▶ REQUIRED TASK
Copy out each line of the data holding "with".
* begin DATA LINES *
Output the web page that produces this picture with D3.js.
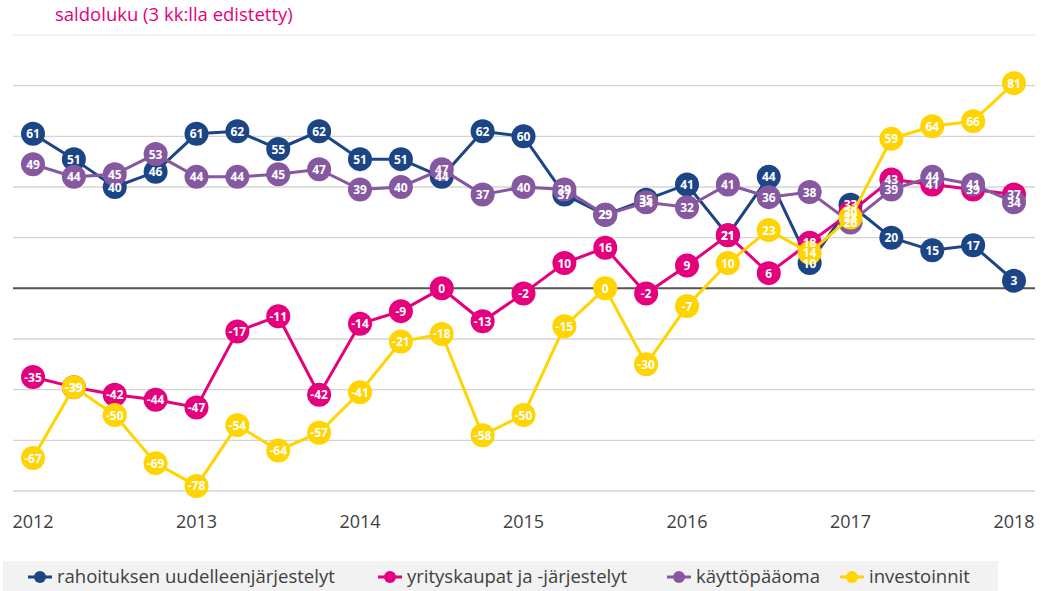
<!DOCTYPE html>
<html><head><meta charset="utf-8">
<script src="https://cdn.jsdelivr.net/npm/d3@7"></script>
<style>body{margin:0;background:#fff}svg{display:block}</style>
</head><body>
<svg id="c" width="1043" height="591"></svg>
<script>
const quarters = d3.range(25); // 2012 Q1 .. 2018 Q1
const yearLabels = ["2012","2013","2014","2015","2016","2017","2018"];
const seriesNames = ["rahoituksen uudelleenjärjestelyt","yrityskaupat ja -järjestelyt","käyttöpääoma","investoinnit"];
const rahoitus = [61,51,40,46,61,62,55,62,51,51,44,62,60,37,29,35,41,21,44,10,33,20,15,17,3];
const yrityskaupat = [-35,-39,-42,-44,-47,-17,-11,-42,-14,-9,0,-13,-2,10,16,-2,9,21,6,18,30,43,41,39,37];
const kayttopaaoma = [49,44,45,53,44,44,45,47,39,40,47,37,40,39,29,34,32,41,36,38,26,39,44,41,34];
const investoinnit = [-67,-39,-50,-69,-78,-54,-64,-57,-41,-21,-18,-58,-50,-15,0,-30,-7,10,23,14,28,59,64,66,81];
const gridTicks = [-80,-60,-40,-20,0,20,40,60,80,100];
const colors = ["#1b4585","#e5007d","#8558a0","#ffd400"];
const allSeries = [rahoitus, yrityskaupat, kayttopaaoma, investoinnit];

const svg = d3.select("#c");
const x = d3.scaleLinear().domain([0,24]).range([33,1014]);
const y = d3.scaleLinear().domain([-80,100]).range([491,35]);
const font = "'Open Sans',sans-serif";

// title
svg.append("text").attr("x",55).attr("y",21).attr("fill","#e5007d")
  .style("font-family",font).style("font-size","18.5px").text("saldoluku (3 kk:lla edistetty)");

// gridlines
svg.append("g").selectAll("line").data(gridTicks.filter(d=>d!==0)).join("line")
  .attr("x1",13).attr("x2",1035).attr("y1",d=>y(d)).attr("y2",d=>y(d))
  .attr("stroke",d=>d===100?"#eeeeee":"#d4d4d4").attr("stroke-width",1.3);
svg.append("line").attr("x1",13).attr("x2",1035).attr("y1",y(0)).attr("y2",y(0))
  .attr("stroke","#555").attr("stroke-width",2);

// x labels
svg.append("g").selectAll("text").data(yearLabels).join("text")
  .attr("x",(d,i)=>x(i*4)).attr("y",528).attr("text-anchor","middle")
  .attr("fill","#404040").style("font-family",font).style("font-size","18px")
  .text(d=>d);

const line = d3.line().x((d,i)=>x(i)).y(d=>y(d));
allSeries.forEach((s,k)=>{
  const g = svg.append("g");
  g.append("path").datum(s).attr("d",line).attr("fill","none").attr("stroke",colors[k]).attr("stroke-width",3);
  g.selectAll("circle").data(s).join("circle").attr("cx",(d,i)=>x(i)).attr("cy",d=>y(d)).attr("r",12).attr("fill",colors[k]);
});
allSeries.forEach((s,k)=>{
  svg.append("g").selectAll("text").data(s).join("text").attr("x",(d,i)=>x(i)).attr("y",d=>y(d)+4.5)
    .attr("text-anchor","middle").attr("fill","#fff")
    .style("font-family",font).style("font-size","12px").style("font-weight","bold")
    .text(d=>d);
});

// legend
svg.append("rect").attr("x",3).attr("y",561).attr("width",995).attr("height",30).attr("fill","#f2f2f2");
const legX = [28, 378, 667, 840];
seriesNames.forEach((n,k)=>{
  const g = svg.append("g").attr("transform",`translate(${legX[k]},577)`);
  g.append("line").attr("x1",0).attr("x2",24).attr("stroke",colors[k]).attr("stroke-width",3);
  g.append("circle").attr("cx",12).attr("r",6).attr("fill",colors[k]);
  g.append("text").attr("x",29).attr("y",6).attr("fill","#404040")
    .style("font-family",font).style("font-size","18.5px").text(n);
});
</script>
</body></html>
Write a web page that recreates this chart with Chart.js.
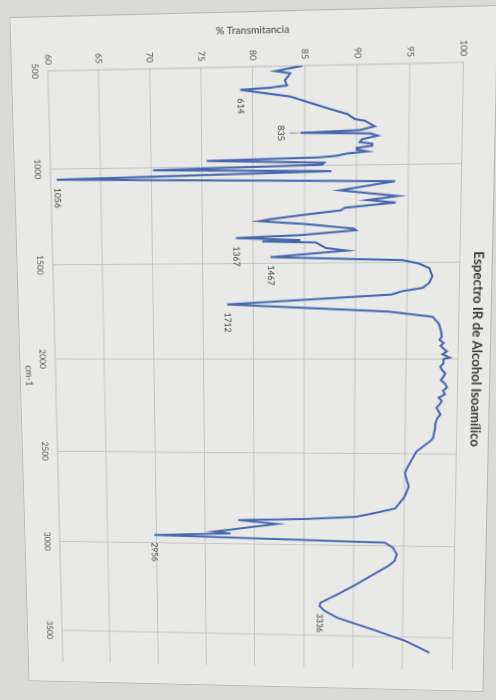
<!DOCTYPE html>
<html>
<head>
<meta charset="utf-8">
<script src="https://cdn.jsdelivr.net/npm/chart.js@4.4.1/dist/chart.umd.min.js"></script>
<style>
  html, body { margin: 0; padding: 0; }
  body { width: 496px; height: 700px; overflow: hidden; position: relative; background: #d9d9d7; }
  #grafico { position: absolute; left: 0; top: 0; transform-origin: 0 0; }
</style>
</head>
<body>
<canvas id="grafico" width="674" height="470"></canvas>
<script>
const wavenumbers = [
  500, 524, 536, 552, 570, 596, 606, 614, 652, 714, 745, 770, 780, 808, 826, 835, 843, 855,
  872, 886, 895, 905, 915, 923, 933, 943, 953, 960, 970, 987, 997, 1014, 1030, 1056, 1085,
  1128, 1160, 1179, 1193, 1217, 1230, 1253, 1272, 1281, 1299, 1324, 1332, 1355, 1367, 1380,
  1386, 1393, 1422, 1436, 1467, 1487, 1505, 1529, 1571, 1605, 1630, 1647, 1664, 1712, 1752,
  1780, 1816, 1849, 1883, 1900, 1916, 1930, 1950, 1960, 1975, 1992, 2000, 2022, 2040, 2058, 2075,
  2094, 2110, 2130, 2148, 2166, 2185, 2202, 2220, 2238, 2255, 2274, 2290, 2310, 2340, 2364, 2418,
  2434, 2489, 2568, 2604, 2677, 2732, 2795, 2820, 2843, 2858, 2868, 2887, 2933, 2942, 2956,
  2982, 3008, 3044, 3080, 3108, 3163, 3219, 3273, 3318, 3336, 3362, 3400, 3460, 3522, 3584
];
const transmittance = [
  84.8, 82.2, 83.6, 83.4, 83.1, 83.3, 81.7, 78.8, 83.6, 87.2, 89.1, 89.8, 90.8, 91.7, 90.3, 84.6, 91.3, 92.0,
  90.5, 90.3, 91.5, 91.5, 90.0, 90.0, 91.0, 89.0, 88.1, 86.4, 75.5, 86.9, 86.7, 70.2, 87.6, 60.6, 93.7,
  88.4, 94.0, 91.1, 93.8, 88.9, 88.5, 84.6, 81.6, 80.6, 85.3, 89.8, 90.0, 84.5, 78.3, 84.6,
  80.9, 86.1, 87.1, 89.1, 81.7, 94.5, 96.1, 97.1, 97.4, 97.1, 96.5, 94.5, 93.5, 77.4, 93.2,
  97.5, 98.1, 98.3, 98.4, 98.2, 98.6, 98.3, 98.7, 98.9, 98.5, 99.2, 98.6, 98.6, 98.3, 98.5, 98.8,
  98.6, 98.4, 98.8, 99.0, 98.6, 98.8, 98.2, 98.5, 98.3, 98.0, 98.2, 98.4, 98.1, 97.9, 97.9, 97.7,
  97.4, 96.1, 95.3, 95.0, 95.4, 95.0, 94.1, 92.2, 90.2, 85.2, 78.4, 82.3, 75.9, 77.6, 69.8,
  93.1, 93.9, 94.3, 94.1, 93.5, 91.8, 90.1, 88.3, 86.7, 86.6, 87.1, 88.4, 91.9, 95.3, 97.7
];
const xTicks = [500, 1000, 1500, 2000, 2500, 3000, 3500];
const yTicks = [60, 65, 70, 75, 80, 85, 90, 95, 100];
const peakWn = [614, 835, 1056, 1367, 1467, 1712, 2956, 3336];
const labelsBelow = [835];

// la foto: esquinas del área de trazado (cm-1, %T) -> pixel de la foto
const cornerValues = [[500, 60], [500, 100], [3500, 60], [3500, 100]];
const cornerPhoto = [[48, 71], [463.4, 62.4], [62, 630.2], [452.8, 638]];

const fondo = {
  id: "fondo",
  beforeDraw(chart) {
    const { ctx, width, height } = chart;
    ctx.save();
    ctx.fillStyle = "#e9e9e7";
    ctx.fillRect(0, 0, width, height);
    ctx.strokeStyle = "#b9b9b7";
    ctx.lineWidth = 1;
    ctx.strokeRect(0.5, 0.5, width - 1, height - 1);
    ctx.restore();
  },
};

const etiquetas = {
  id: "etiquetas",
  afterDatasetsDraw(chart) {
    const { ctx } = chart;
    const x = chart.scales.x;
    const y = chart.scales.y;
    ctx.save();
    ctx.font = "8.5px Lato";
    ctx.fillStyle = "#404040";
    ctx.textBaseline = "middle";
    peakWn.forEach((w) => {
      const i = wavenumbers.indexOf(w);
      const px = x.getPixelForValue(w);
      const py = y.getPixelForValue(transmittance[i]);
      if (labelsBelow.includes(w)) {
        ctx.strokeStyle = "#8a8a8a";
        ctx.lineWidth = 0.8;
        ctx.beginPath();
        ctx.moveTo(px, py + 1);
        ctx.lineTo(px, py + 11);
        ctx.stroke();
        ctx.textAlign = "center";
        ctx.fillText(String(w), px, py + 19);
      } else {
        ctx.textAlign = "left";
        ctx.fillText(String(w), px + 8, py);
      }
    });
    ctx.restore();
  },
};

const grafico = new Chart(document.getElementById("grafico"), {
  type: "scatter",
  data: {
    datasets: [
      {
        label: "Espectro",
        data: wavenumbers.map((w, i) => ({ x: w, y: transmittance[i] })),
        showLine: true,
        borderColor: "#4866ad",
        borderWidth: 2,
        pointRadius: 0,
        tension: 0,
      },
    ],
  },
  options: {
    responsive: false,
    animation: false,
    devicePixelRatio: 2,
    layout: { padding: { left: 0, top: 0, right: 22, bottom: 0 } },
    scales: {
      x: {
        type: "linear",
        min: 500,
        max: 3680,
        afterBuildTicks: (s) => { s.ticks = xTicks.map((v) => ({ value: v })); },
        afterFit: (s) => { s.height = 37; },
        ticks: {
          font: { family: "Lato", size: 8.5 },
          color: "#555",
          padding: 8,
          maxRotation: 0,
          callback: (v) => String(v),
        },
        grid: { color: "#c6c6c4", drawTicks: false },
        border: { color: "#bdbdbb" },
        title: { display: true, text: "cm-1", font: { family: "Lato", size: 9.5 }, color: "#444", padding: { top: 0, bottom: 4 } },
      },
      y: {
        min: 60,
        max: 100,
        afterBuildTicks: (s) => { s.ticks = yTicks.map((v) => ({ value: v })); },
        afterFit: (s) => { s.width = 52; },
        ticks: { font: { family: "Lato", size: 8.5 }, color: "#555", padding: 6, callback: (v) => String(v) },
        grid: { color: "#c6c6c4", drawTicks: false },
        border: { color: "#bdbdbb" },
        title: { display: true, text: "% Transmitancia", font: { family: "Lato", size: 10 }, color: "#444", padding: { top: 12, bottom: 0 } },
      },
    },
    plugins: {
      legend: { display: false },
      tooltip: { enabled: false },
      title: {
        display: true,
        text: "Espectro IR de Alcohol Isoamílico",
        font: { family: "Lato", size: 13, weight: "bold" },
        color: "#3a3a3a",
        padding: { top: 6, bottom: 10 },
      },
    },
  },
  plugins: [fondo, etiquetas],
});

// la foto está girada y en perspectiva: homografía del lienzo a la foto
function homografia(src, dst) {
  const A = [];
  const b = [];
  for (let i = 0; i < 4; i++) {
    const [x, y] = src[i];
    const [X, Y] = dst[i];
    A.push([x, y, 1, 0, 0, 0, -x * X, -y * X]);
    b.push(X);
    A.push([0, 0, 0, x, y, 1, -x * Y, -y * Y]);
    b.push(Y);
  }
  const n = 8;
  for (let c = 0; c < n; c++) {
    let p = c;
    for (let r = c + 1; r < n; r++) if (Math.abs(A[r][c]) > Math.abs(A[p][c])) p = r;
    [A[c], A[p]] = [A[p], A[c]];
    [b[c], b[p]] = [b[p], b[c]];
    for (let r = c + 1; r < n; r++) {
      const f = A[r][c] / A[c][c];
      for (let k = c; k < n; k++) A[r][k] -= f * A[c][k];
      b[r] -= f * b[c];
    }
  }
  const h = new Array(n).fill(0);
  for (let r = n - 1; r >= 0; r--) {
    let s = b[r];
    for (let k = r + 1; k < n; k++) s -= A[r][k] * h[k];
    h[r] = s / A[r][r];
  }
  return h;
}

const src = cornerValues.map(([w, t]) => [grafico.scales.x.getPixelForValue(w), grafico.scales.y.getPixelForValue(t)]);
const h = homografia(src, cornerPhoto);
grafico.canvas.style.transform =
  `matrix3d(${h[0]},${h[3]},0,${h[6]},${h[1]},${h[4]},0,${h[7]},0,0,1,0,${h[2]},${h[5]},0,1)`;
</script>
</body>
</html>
* end DATA LINES *
▶ FULL RESPONSE
Output the web page that produces this picture with D3.js.
Write a web page that recreates this chart with Chart.js.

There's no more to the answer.